3. Prompt Content Leaking into Traces

# Wrong
span.set_attribute("gen_ai.prompt", messages)

# Correct
span.set_attribute("gen_ai.prompt.token_count", count_tokens(messages))

4. Not Distinguishing Model Versions

span.set_attribute("gen_ai.request.model", "gpt-4o")
span.set_attribute("gen_ai.response.model", response.model)

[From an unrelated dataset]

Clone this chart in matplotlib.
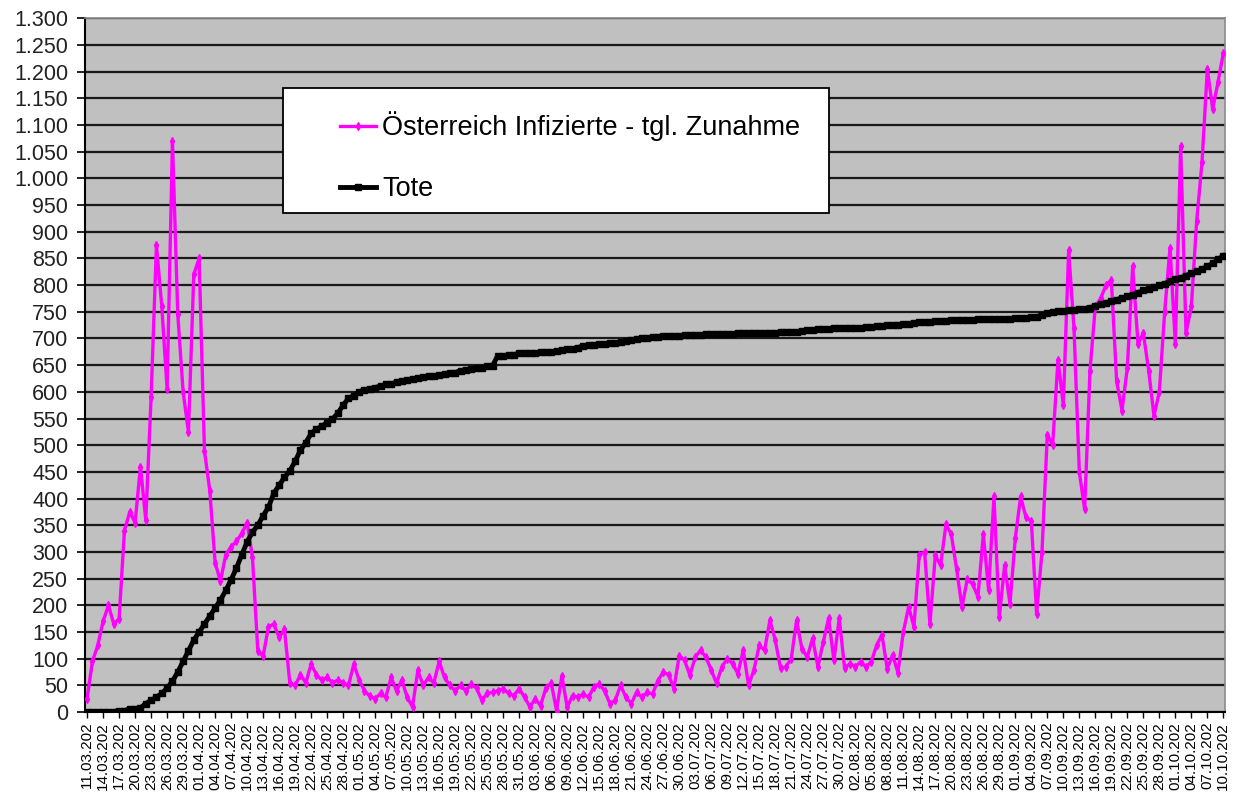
import numpy as np
import pandas as pd
import matplotlib as mpl
import matplotlib.pyplot as plt
from matplotlib.patches import Rectangle
from matplotlib.ticker import FuncFormatter

mpl.rcParams['font.family'] = ['Liberation Sans', 'DejaVu Sans']

# daily values 11.03.2020 - 10.10.2020
dates = pd.date_range('2020-03-11', '2020-10-10', freq='D')
date_labels = list(dates.strftime('%d.%m.202'))

infected = [
    25, 95, 125, 170, 200, 165, 175, 340, 375, 355,
    460, 360, 590, 875, 760, 605, 1070, 745, 600, 525,
    820, 850, 490, 415, 280, 245, 295, 310, 320, 335,
    355, 290, 115, 105, 160, 165, 140, 155, 55, 50,
    70, 55, 90, 70, 60, 65, 55, 60, 55, 50,
    90, 60, 40, 30, 25, 35, 28, 65, 40, 60,
    28, 10, 78, 50, 65, 55, 95, 65, 50, 40,
    50, 40, 52, 45, 22, 35, 37, 40, 44, 35,
    31, 44, 28, 10, 25, 12, 45, 55, 3, 68,
    9, 31, 28, 34, 28, 47, 53, 40, 16, 22,
    50, 28, 16, 37, 28, 37, 34, 59, 75, 70,
    44, 106, 97, 69, 103, 116, 103, 79, 54, 85,
    100, 91, 72, 116, 50, 79, 125, 116, 172, 135,
    82, 85, 100, 172, 119, 103, 138, 85, 131, 176,
    97, 176, 82, 91, 85, 94, 85, 94, 125, 145,
    81, 107, 74, 150, 197, 160, 295, 300, 165, 294,
    275, 352, 333, 268, 197, 249, 240, 216, 333, 229,
    404, 178, 275, 203, 326, 404, 365, 358, 184, 300,
    520, 500, 660, 575, 865, 720, 450, 380, 640, 760,
    775, 800, 810, 620, 565, 645, 835, 690, 710, 640,
    555, 600, 750, 870, 690, 1060, 710, 760, 920, 1030,
    1205, 1130, 1180, 1235,
]

deaths = [
    1, 1, 1, 1, 1, 1, 3, 3, 6, 6,
    8, 16, 22, 28, 35, 45, 58, 75, 95, 115,
    135, 150, 165, 180, 195, 210, 228, 248, 270, 295,
    319, 337, 350, 368, 384, 410, 425, 440, 452, 470,
    491, 505, 522, 530, 536, 542, 549, 560, 575, 588,
    593, 600, 604, 606, 608, 611, 614, 615, 618, 620,
    623, 624, 626, 628, 629, 630, 632, 633, 635, 636,
    640, 641, 643, 645, 645, 648, 649, 668, 668, 669,
    670, 672, 672, 673, 673, 674, 674, 675, 677, 678,
    680, 681, 683, 686, 687, 688, 690, 690, 691, 692,
    693, 695, 697, 699, 700, 701, 702, 703, 704, 704,
    705, 705, 706, 706, 706, 707, 708, 708, 708, 708,
    709, 709, 710, 710, 710, 711, 711, 711, 711, 711,
    712, 712, 713, 713, 714, 715, 716, 718, 718, 718,
    719, 719, 719, 719, 720, 720, 721, 722, 723, 724,
    725, 725, 726, 727, 728, 729, 730, 730, 731, 732,
    733, 733, 734, 734, 735, 735, 735, 736, 736, 736,
    736, 737, 737, 737, 738, 738, 739, 740, 741, 744,
    748, 750, 751, 752, 753, 754, 755, 756, 758, 761,
    764, 767, 770, 773, 776, 779, 782, 786, 790, 793,
    796, 800, 803, 807, 811, 814, 818, 822, 826, 830,
    835, 841, 848, 855,
]

x = np.arange(len(dates))

fig = plt.figure(figsize=(12.35, 7.93), dpi=100)
ax = fig.add_axes([0.0688, 0.102, 0.9235, 0.875])
ax.set_facecolor('#c0c0c0')

ax.plot(x, infected, color='#ff00ff', lw=2.4, marker='d', markersize=4,
        zorder=3, label='Österreich Infizierte - tgl. Zunahme')
ax.plot(x, deaths, color='black', lw=3.5, marker='s', markersize=5,
        zorder=4, label='Tote')

ax.set_ylim(0, 1300)
ax.set_xlim(-0.4, len(dates) - 0.6)
ax.set_yticks(np.arange(0, 1301, 50))
ax.yaxis.set_major_formatter(FuncFormatter(lambda v, p: f'{int(v):,}'.replace(',', '.')))
ax.yaxis.grid(True, color='#1a1a1a', lw=1.6)
ax.set_axisbelow(True)

ax.set_xticks(x[::3])
ax.set_xticklabels(date_labels[::3], rotation=90, fontsize=11)
ax.tick_params(axis='y', labelsize=15.5, labelcolor='#222222', length=6, width=1.2, pad=6)
ax.tick_params(axis='x', length=4, width=1, pad=3)

for s in ['left', 'bottom']:
    ax.spines[s].set_color('black')
    ax.spines[s].set_linewidth(1.5)
for s in ['top', 'right']:
    ax.spines[s].set_color('#8a8a8a')
    ax.spines[s].set_linewidth(1.2)

# legend box
ax.add_patch(Rectangle((0.174, 0.719), 0.478, 0.18, transform=ax.transAxes,
                       facecolor='white', edgecolor='black', lw=1.3, zorder=5))
leg = ax.legend(loc='upper left', bbox_to_anchor=(0.224, 0.866), frameon=False,
                fontsize=19.5, borderpad=0, handlelength=1.33, handletextpad=0.22,
                labelspacing=1.3, borderaxespad=0)
leg.set_zorder(6)

fig.savefig('out.png', dpi=100)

5. Missing End-to-End Span Correlation

with tracer.start_as_current_span("rag.pipeline") as parent:
    ctx = trace.get_current()
    with tracer.start_as_current_span("rag.retrieve", context=ctx):
        pass
    with tracer.start_as_current_span("rag.generate", context=ctx):
        pass

10 Error Troubleshooting

#	Symptom	Possible Cause	Resolution
1	Traces not appearing in Grafana	OTLP Exporter misconfigured	Check endpoint and auth
2	Token count is zero	Streaming response missing usage	Get usage from last chunk
3	Cost calculation inaccurate	Price table outdated	Update COST_PER_TOKEN
4	Hallucination rate abnormally high	Poor RAG retrieval quality	Check vector index and params
5	Missing Span attributes	Semantic convention version mismatch	Update OTel SDK
6	Memory leak	TracerProvider not closed	Call shutdown() on exit
7	Critical traces lost to sampling	Sampling rate too low	100% sample for errors
8	Abnormally high TTFT	Network latency or cold start	Check network and model warmup
9	Quality evaluation hallucinating	Evaluation model unreliable	Use stronger eval model
10	Metric/Trace mismatch	Timezone inconsistency	Use UTC consistently

Recommended Tools

JSON Formatter: Use /en/json/format to format Grafana dashboard configs
Base64 Encoder: Use /en/encode/base64 for API key encoding/decoding
Hash Calculator: Use /en/encode/hash for config file integrity verification

Summary: LLM application observability requires monitoring dimensions beyond traditional metrics — token usage, API costs, hallucination rates, and answer quality. OpenTelemetry's LLM semantic conventions provide a standardized approach for 2026. Key practices: correctly track streaming response tokens, set appropriate sampling rates, avoid leaking prompt content into traces, distinguish model versions, and establish end-to-end span correlation. Combined with Grafana dashboards, you can achieve comprehensive LLM application monitoring from cost to quality.